Massive Controversial Plaza Set to Hit Streetsville
After much argument, it looks like the Streetsville area is going to be home to a sizeable new plaza — whether it wants to be or not.
Whenever a massive undertaking is proposed, be it a new or expanded retail space, place of worship or general construction project that will result in months or years of closed lanes and pylons and stationary work vehicles, friction emerges.
When that friction boils over into heated City Hall debates and Facebook op-eds, NIMBYism is invoked as both a criticism and defense.
Some people can be trusted to always say “not in my backyard!” while others welcome the facelift and potential new growth, entertainment or employment opportunities.

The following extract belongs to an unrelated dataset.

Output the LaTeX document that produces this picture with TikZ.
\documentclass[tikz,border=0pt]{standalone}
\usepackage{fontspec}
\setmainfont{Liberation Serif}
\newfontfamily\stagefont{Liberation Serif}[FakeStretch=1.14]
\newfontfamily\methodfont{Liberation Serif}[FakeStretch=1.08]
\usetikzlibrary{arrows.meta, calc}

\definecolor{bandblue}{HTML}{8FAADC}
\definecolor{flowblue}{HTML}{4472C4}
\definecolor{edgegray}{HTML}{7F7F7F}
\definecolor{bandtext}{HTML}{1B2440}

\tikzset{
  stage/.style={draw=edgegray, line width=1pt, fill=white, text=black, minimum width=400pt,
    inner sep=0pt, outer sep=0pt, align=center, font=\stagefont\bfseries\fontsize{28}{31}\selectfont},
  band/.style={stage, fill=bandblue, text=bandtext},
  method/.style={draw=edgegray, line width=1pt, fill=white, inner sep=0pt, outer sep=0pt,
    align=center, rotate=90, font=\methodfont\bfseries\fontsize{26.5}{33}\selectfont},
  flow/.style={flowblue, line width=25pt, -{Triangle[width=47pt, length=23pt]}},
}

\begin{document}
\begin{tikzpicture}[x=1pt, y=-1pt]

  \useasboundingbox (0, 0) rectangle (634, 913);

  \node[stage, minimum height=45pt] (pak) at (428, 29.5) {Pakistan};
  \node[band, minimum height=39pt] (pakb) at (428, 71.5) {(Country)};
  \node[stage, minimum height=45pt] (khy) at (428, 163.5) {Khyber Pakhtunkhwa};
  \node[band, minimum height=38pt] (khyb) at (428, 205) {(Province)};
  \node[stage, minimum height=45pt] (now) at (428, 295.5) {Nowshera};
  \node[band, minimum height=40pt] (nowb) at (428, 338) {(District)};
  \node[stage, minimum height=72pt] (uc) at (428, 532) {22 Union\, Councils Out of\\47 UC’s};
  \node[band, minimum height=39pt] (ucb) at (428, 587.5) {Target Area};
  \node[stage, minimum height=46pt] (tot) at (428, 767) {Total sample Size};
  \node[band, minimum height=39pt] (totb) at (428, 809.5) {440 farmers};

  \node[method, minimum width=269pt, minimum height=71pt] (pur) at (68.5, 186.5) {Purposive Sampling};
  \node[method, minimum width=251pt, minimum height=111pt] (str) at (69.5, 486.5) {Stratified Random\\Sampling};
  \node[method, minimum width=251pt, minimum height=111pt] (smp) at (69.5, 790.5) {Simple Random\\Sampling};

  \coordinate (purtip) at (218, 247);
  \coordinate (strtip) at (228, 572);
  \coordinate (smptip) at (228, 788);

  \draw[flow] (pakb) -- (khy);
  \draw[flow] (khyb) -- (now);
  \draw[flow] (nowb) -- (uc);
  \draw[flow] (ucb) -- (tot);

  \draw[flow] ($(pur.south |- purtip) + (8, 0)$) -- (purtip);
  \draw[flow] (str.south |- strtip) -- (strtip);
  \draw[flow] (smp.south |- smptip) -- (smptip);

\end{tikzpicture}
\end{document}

Regardless, there’s usually a heated amount of resistance to something that will, potential down-the-road benefits notwithstanding, create conflict and some chaos in the development phase.
But while it might be easy to dismiss plaza resistance as run of the mill NIMBYism, the people of Streetsville and the surrounding area do have valid points.

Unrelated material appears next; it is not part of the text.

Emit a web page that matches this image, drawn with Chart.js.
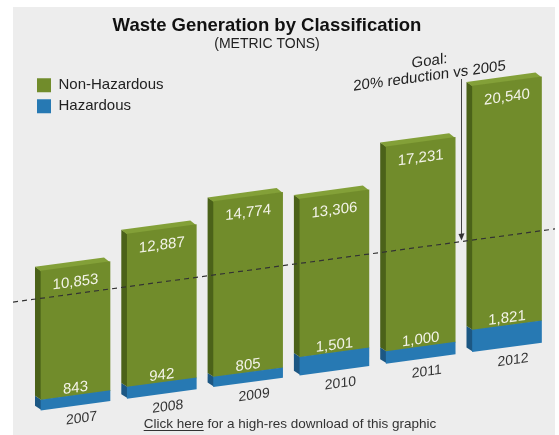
<!DOCTYPE html>
<html lang="en">
<head>
<meta charset="UTF-8">
<title>Waste Generation by Classification</title>
<script src="https://cdn.jsdelivr.net/npm/chart.js"></script>
<style>
  html, body { margin: 0; padding: 0; background: #fff; }
  #wrap { width: 559px; height: 435px; }
</style>
</head>
<body>
<div id="wrap"><canvas id="wasteChart" width="559" height="435"></canvas></div>
<script>
// data (metric tons)
const YEARS = [2007, 2008, 2009, 2010, 2011, 2012];
const NON_HAZARDOUS = [10853, 12887, 14774, 13306, 17231, 20540];
const HAZARDOUS = [843, 942, 805, 1501, 1000, 1821];
const GOAL = 9400;
const GOAL_TEXT = ['Goal:', '20% reduction vs 2005'];
const FOOTER_LINK = 'Click here';
const FOOTER_REST = ' for a high-res download of this graphic';

const FONT = "'Liberation Sans', Arial, Helvetica, sans-serif";
Chart.defaults.font.family = FONT;
Chart.defaults.color = '#222';

// fake perspective: vertical shear + extruded faces
const SHEAR = 0.135;
const SHEAR_X0 = 41;
const DEPTH_X = -6, DEPTH_Y = -5;

function shear(ctx) {
    ctx.transform(1, -SHEAR, 0, 1, 0, SHEAR * SHEAR_X0);
}

function poly(ctx, pts) {
    ctx.beginPath();
    ctx.moveTo(pts[0][0], pts[0][1]);
    for (let i = 1; i < pts.length; i++) ctx.lineTo(pts[i][0], pts[i][1]);
    ctx.closePath();
    ctx.fill();
}

const panel = {
    id: 'panel',
    beforeDraw(chart) {
        const ctx = chart.ctx;
        ctx.save();
        ctx.fillStyle = '#ffffff';
        ctx.fillRect(0, 0, chart.width, chart.height);
        ctx.fillStyle = '#ededed';
        ctx.fillRect(13, 7, 542, chart.height - 7);
        ctx.restore();
    }
};

const perspective = {
    id: 'perspective',
    beforeDatasetsDraw(chart) {
        const ctx = chart.ctx;
        ctx.save();
        shear(ctx);
        chart.data.datasets.forEach((ds, di) => {
            chart.getDatasetMeta(di).data.forEach(bar => {
                const { x, y, base, width } = bar.getProps(['x', 'y', 'base', 'width'], true);
                const l = x - width / 2, r = x + width / 2;
                ctx.fillStyle = ds.sideColor;
                poly(ctx, [[l + 0.5, y], [l + DEPTH_X, y + DEPTH_Y], [l + DEPTH_X, base + DEPTH_Y], [l + 0.5, base]]);
                if (ds.topColor) {
                    ctx.fillStyle = ds.topColor;
                    poly(ctx, [[l, y + 0.5], [l + DEPTH_X, y + DEPTH_Y], [r + DEPTH_X, y + DEPTH_Y], [r, y + 0.5]]);
                }
            });
        });
    },
    afterDatasetsDraw(chart) {
        const ctx = chart.ctx;
        const xs = chart.scales.x, ys = chart.scales.y;
        const hz = chart.getDatasetMeta(0).data;
        const nh = chart.getDatasetMeta(1).data;

        // value labels
        ctx.fillStyle = '#f3f3e8';
        ctx.font = '15px ' + FONT;
        ctx.textAlign = 'center';
        ctx.textBaseline = 'middle';
        nh.forEach((bar, i) => ctx.fillText(NON_HAZARDOUS[i].toLocaleString('en-US'), bar.x, bar.y + 16));
        ctx.textBaseline = 'alphabetic';
        hz.forEach((bar, i) => ctx.fillText(HAZARDOUS[i].toLocaleString('en-US'), bar.x, bar.y - 3));

        // year labels
        ctx.fillStyle = '#333';
        ctx.font = '14px ' + FONT;
        ctx.textBaseline = 'middle';
        const y0 = ys.getPixelForValue(0);
        YEARS.forEach(yr => ctx.fillText(String(yr), xs.getPixelForValue(yr) + 6, y0 + 14));

        // goal line
        const gy = ys.getPixelForValue(GOAL);
        ctx.save();
        ctx.strokeStyle = '#333';
        ctx.lineWidth = 1.2;
        ctx.setLineDash([5, 4]);
        ctx.beginPath();
        ctx.moveTo(13, gy);
        ctx.lineTo(555, gy);
        ctx.stroke();
        ctx.restore();

        // arrow between 2011 and 2012
        const ax = Math.round((nh[4].x + nh[4].width / 2 + nh[5].x - nh[5].width / 2 + DEPTH_X) / 2) + 0.5;
        const top = chart.chartArea.top;
        ctx.strokeStyle = '#444';
        ctx.lineWidth = 1;
        ctx.beginPath();
        ctx.moveTo(ax, top + 64);
        ctx.lineTo(ax, gy - 6);
        ctx.stroke();
        ctx.fillStyle = '#333';
        poly(ctx, [[ax - 3, gy - 8], [ax + 3, gy - 8], [ax, gy - 1]]);

        // goal text
        ctx.fillStyle = '#222';
        ctx.font = '15px ' + FONT;
        ctx.textBaseline = 'middle';
        ctx.fillText(GOAL_TEXT[0], ax - 32, top + 42);
        ctx.fillText(GOAL_TEXT[1], ax - 32, top + 57);

        ctx.restore();

        // footer link
        ctx.save();
        ctx.font = '13.5px ' + FONT;
        ctx.fillStyle = '#333';
        ctx.textAlign = 'left';
        ctx.textBaseline = 'alphabetic';
        const w1 = ctx.measureText(FOOTER_LINK).width;
        const w2 = ctx.measureText(FOOTER_REST).width;
        const fx = 290 - (w1 + w2) / 2, fy = 428;
        ctx.fillText(FOOTER_LINK, fx, fy);
        ctx.fillText(FOOTER_REST, fx + w1, fy);
        ctx.strokeStyle = '#333';
        ctx.lineWidth = 1;
        ctx.beginPath();
        ctx.moveTo(fx, fy + 2.5);
        ctx.lineTo(fx + w1, fy + 2.5);
        ctx.stroke();
        ctx.restore();
    }
};

new Chart(document.getElementById('wasteChart'), {
    type: 'bar',
    data: {
        labels: YEARS,
        datasets: [
            {
                label: 'Hazardous',
                data: HAZARDOUS,
                backgroundColor: '#2779b3',
                borderColor: '#2779b3',
                borderWidth: 0,
                sideColor: '#1c5783',
                barThickness: 69,
                clip: false
            },
            {
                label: 'Non-Hazardous',
                data: NON_HAZARDOUS,
                backgroundColor: '#718c2b',
                borderColor: '#718c2b',
                borderWidth: 0,
                sideColor: '#4b6219',
                topColor: '#83a038',
                barThickness: 69,
                clip: false
            }
        ]
    },
    options: {
        responsive: false,
        animation: false,
        devicePixelRatio: 1,
        layout: { padding: { left: 31, right: 56, top: 7, bottom: 25 } },
        scales: {
            // the legend column takes 136px on the left; the x range puts the bars back under it
            x: { type: 'linear', display: false, stacked: true, offset: false, min: 2008.0603, max: 2011.9537 },
            y: { display: false, stacked: true, min: 0, max: 28470 }
        },
        plugins: {
            title: {
                display: true,
                text: 'Waste Generation by Classification',
                color: '#111',
                font: { size: 18.5, weight: 'bold', lineHeight: 1.1 },
                padding: { top: 9, bottom: 0 }
            },
            subtitle: {
                display: true,
                text: '(METRIC TONS)',
                color: '#222',
                font: { size: 14, lineHeight: 1.1 },
                padding: { top: 0, bottom: 20 }
            },
            legend: {
                position: 'left',
                fullSize: false,
                align: 'start',
                reverse: true,
                maxWidth: 136,
                labels: { boxWidth: 14, boxHeight: 14, padding: 6, color: '#222', font: { size: 15 } }
            },
            tooltip: { enabled: false }
        }
    },
    plugins: [panel, perspective]
});
</script>
</body>
</html>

According to a recent story in the Mississauga News, congestion is a serious concern — and in an already bustling area served by a rather inappropriately quaint one-lane road, that concern is legitimate.

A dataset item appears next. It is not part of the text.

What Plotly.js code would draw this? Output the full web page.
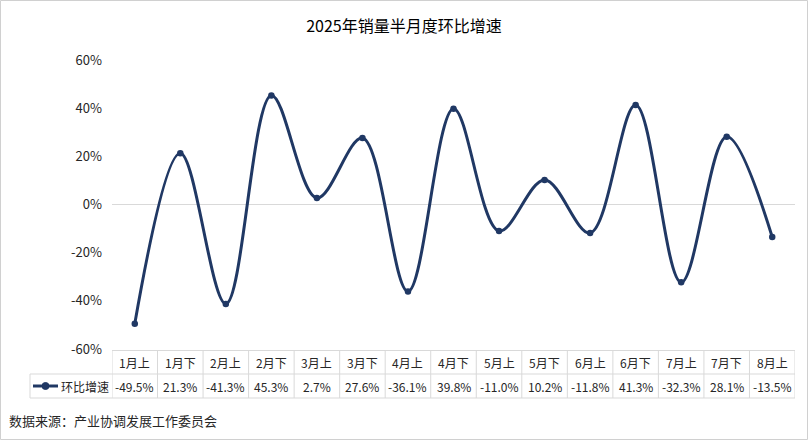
<!DOCTYPE html>
<html><head><meta charset="utf-8">
<script src="https://cdn.plot.ly/plotly-3.0.1.min.js"></script>
<style>html,body{margin:0;padding:0;background:#fff}#c{width:808px;height:440px}</style>
</head><body><div id="c"></div>
<script>
const categories = ["1月上","1月下","2月上","2月下","3月上","3月下","4月上","4月下","5月上","5月下","6月上","6月下","7月上","7月下","8月上"];
const growth = [-49.5,21.3,-41.3,45.3,2.7,27.6,-36.1,39.8,-11.0,10.2,-11.8,41.3,-32.3,28.1,-13.5];
const seriesName = "环比增速";
const titleText = "2025年销量半月度环比增速";
const sourceText = "数据来源：产业协调发展工作委员会";
const yTicks = [-60,-40,-20,0,20,40,60];

const W=808,H=440, L=112, R=795, T=60, B=349;
const px2x = p => (p-L)/(R-L);
const py2y = p => (B-p)/(B-T);
const font = "'Noto Sans CJK SC', 'Noto Sans', sans-serif";
const lineColor = "#203864", gridC = "#d9d9d9", txt = "#262626";

const n = categories.length;
const idx = categories.map((c,i)=>i);
const shapes = [], annotations = [];
const rowTop = 350.5, rowMid = 374, rowBot = 398;
shapes.push({type:'line',xref:'paper',yref:'paper',x0:0,x1:1,y0:py2y(rowTop),y1:py2y(rowTop),line:{color:gridC,width:1}});
shapes.push({type:'line',xref:'paper',yref:'paper',x0:px2x(30),x1:1,y0:py2y(rowMid),y1:py2y(rowMid),line:{color:gridC,width:1}});
shapes.push({type:'line',xref:'paper',yref:'paper',x0:px2x(30),x1:1,y0:py2y(rowBot),y1:py2y(rowBot),line:{color:gridC,width:1}});
shapes.push({type:'line',xref:'paper',yref:'paper',x0:px2x(30),x1:px2x(30),y0:py2y(rowMid),y1:py2y(rowBot),line:{color:gridC,width:1}});
for(let i=0;i<=n;i++){
  shapes.push({type:'line',xref:'x',yref:'paper',x0:i-0.5,x1:i-0.5,y0:py2y(rowTop),y1:py2y(rowBot),line:{color:gridC,width:1}});
}
categories.forEach((c,i)=>{
  annotations.push({xref:'x',yref:'paper',x:i,y:py2y((rowTop+rowMid)/2),text:c,showarrow:false,font:{family:font,size:12,color:txt},xanchor:'center',yanchor:'middle'});
  annotations.push({xref:'x',yref:'paper',x:i,y:py2y((rowMid+rowBot)/2),text:growth[i].toFixed(1)+'%',showarrow:false,font:{family:font,size:12,color:txt},xanchor:'center',yanchor:'middle'});
});
const ly = py2y((rowMid+rowBot)/2);
shapes.push({type:'line',xref:'paper',yref:'paper',x0:px2x(33),x1:px2x(58),y0:ly,y1:ly,line:{color:lineColor,width:3}});
shapes.push({type:'circle',xref:'paper',yref:'paper',xsizemode:'pixel',ysizemode:'pixel',xanchor:px2x(45.5),yanchor:ly,x0:-3.5,x1:3.5,y0:-3.5,y1:3.5,fillcolor:lineColor,line:{color:lineColor,width:1}});
annotations.push({xref:'paper',yref:'paper',x:px2x(59),y:ly,text:seriesName,showarrow:false,font:{family:font,size:12,color:txt},xanchor:'left',yanchor:'middle'});
annotations.push({xref:'paper',yref:'paper',x:px2x(7),y:py2y(420),text:sourceText,showarrow:false,font:{family:font,size:13,color:txt},xanchor:'left',yanchor:'middle'});
shapes.push({type:'rect',xref:'paper',yref:'paper',x0:px2x(0.5),x1:px2x(W-0.5),y0:py2y(0.5),y1:py2y(H-0.5),line:{color:'#d0d0d0',width:1},fillcolor:'rgba(0,0,0,0)'});

const trace = {
  x: idx, y: growth, name: seriesName, type:'scatter', mode:'lines+markers',
  line:{color:lineColor,width:3,shape:'spline',smoothing:1},
  marker:{color:lineColor,size:6.5}, hoverinfo:'skip', cliponaxis:false
};
const layout = {
  width:W,height:H,margin:{l:L,r:W-R,t:T,b:H-B},
  paper_bgcolor:'#fff',plot_bgcolor:'#fff',showlegend:false,
  title:{text:titleText,x:0.5,xanchor:'center',y:1-26/H,yanchor:'middle',font:{family:font,size:16,color:'#000'}},
  xaxis:{range:[-0.5,n-0.5],showticklabels:false,showgrid:false,zeroline:false,showline:false,ticks:'',fixedrange:true},
  yaxis:{range:[-60,60],tickvals:yTicks,ticktext:yTicks.map(v=>v+'%'),showgrid:false,zeroline:true,zerolinecolor:gridC,zerolinewidth:1,
    showline:false,ticks:'',tickfont:{family:font,size:13,color:txt},ticklabelstandoff:9,automargin:false,fixedrange:true},
  shapes, annotations
};
Plotly.newPlot('c',[trace],layout,{staticPlot:true,displayModeBar:false});
</script></body></html>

All that said, it looks like the city and its residents have lost the battle with the Credit Mills Development Corporation. After much debate and a dreaded journey to the Ontario Municipal Board (OMB), the OMB ruled in favor of the developers. It’s important to note that the city did not want to quash the project entirely; it just wanted smaller buildings. It asked that each structure offer no more than 5,000 square metres of retail and commercial space rather than the 6,500 square metres the corporation requested.
While the concerns about excess traffic are sensible and common, opponents also worry about what will set up shop in the space. Ward 11 Councillor George Carlson was exceptionally candid with The News, saying that the businesses that might occupy some commercial spaces could be, “You know, the low end junk … massage parlours, things like that.”
While it’s impossible to say whether or not naughty (we think that’s what the councillor was implying?) massage parlours will mar the neighbourhood with their presence, it is important to remember that, even though the area is prone to congestion, the building site isn’t right in the thick of things.
The project is slated to break ground a little south of Streetsville, but arguing that might not appease village residents who would counter, rightly, that the plaza will still be a stone’s throw from their neighbourhood. At 113,300 sq. ft., it will be the most dominating structure in the area.
All that said, it could present some opportunities in terms of shopping and entertainment. It won’t boast that small-town vibe that residents cling to (at least it doesn’t seem like it will), but if developers hold out for some unique local or hip retailers, it could add colour to the area.
But those are all big ifs.
What do you think? Will this development help or hurt the Streetsville area?